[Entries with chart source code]
################
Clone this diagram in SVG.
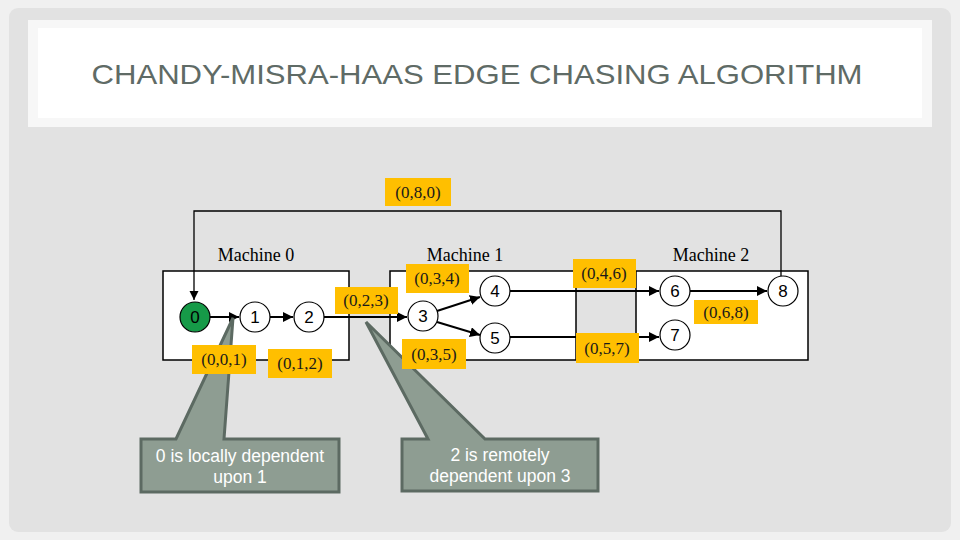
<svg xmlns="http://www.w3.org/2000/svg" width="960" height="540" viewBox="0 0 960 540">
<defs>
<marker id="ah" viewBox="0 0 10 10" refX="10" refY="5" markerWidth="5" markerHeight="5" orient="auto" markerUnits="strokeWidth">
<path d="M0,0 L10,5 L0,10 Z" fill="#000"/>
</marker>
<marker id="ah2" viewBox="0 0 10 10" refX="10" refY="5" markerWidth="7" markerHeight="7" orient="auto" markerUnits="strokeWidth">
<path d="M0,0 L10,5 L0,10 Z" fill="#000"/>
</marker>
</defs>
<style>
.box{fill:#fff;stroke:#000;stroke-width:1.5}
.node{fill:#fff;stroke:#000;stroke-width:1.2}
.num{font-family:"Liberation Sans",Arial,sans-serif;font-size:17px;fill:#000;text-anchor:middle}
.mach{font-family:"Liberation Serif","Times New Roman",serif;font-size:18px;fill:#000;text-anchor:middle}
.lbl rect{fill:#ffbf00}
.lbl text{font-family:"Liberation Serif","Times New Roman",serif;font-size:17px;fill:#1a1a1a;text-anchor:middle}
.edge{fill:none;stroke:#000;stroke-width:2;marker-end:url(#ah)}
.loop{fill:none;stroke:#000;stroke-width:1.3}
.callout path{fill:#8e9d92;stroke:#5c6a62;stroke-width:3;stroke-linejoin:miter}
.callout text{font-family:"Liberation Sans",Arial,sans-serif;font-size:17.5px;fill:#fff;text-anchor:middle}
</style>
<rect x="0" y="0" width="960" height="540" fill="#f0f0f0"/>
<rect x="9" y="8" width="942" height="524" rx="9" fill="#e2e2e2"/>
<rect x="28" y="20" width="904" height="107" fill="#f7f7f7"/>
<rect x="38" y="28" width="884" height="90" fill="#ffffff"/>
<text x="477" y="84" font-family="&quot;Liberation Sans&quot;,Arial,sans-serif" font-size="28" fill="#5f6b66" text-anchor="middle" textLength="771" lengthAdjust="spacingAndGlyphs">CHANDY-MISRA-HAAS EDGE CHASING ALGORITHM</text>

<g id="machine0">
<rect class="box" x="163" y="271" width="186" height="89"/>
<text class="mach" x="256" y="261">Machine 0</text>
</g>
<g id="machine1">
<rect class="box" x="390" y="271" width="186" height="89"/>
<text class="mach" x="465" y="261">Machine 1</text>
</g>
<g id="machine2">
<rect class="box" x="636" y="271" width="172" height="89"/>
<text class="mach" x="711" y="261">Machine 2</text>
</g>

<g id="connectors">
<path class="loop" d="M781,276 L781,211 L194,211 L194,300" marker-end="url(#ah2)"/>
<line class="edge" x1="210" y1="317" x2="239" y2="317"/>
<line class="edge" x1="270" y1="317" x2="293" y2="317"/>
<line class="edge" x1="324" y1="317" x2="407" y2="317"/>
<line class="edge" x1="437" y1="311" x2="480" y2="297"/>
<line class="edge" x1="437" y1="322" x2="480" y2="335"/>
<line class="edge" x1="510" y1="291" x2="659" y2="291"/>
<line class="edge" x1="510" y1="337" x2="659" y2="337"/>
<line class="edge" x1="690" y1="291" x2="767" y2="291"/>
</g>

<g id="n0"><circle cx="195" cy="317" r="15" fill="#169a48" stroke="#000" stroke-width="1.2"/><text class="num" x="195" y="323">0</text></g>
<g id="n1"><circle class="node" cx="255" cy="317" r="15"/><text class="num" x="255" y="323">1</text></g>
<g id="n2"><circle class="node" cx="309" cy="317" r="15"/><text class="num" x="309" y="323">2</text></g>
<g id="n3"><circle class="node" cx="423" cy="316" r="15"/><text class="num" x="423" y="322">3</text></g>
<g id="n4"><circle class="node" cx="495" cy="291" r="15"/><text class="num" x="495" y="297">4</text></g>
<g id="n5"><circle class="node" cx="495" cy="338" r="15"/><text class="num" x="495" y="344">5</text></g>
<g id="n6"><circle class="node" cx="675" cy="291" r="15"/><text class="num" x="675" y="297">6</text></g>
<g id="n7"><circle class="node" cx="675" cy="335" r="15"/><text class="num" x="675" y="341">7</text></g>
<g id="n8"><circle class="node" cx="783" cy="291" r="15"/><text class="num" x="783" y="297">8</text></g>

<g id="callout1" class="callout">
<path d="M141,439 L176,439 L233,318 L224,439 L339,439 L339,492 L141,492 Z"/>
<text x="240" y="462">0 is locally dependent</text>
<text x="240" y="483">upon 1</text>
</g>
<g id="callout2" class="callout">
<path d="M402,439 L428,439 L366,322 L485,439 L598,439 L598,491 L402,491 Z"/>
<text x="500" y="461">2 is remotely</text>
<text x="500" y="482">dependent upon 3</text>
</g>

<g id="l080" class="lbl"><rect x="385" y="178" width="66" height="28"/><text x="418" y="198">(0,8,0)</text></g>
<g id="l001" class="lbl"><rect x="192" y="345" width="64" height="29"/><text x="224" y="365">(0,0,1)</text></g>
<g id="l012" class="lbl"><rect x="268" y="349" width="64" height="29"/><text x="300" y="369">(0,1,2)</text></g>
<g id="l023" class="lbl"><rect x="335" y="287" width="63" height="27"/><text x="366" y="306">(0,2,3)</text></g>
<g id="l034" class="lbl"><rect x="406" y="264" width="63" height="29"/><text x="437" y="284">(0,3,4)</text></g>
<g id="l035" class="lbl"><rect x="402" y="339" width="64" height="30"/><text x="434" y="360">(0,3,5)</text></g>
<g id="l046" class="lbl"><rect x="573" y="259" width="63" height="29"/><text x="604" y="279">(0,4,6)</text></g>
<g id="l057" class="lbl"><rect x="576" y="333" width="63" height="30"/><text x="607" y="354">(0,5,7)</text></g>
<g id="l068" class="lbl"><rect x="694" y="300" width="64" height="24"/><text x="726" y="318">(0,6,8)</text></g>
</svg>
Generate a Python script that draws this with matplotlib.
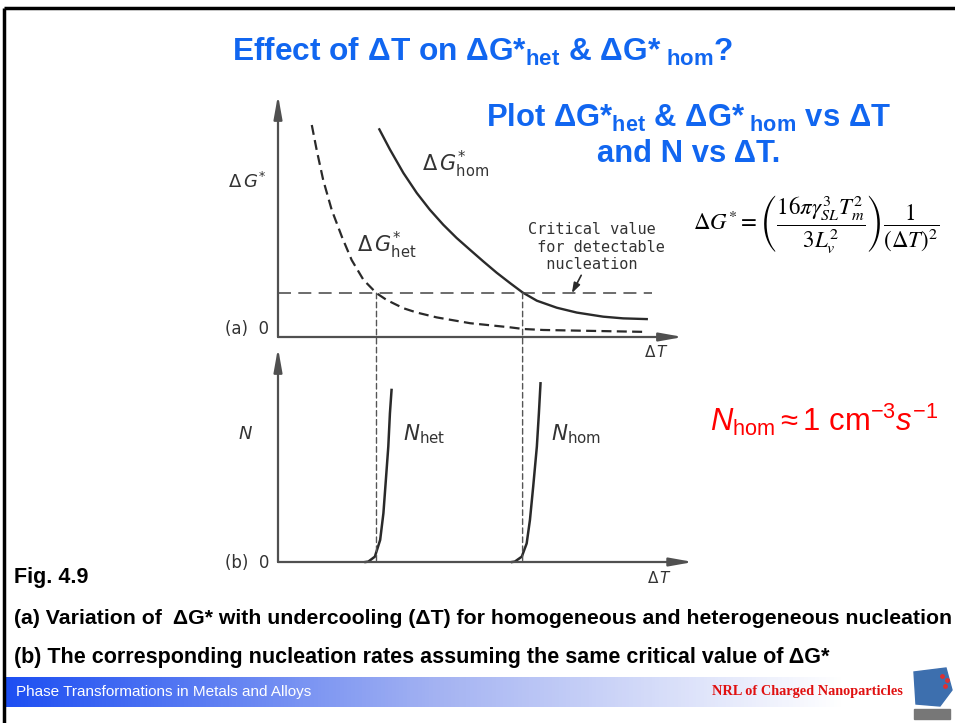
################
[Task prompt]:
Print the entries as they stand, first line through the line holding "EDGE CHASING ALGORITHM</text>", with every picture removed.

[Solution to this exercise]:
Clone this diagram in SVG.
<svg xmlns="http://www.w3.org/2000/svg" width="960" height="540" viewBox="0 0 960 540">
<defs>
<marker id="ah" viewBox="0 0 10 10" refX="10" refY="5" markerWidth="5" markerHeight="5" orient="auto" markerUnits="strokeWidth">
<path d="M0,0 L10,5 L0,10 Z" fill="#000"/>
</marker>
<marker id="ah2" viewBox="0 0 10 10" refX="10" refY="5" markerWidth="7" markerHeight="7" orient="auto" markerUnits="strokeWidth">
<path d="M0,0 L10,5 L0,10 Z" fill="#000"/>
</marker>
</defs>
<style>
.box{fill:#fff;stroke:#000;stroke-width:1.5}
.node{fill:#fff;stroke:#000;stroke-width:1.2}
.num{font-family:"Liberation Sans",Arial,sans-serif;font-size:17px;fill:#000;text-anchor:middle}
.mach{font-family:"Liberation Serif","Times New Roman",serif;font-size:18px;fill:#000;text-anchor:middle}
.lbl rect{fill:#ffbf00}
.lbl text{font-family:"Liberation Serif","Times New Roman",serif;font-size:17px;fill:#1a1a1a;text-anchor:middle}
.edge{fill:none;stroke:#000;stroke-width:2;marker-end:url(#ah)}
.loop{fill:none;stroke:#000;stroke-width:1.3}
.callout path{fill:#8e9d92;stroke:#5c6a62;stroke-width:3;stroke-linejoin:miter}
.callout text{font-family:"Liberation Sans",Arial,sans-serif;font-size:17.5px;fill:#fff;text-anchor:middle}
</style>
<rect x="0" y="0" width="960" height="540" fill="#f0f0f0"/>
<rect x="9" y="8" width="942" height="524" rx="9" fill="#e2e2e2"/>
<rect x="28" y="20" width="904" height="107" fill="#f7f7f7"/>
<rect x="38" y="28" width="884" height="90" fill="#ffffff"/>
<text x="477" y="84" font-family="&quot;Liberation Sans&quot;,Arial,sans-serif" font-size="28" fill="#5f6b66" text-anchor="middle" textLength="771" lengthAdjust="spacingAndGlyphs">CHANDY-MISRA-HAAS EDGE CHASING ALGORITHM</text>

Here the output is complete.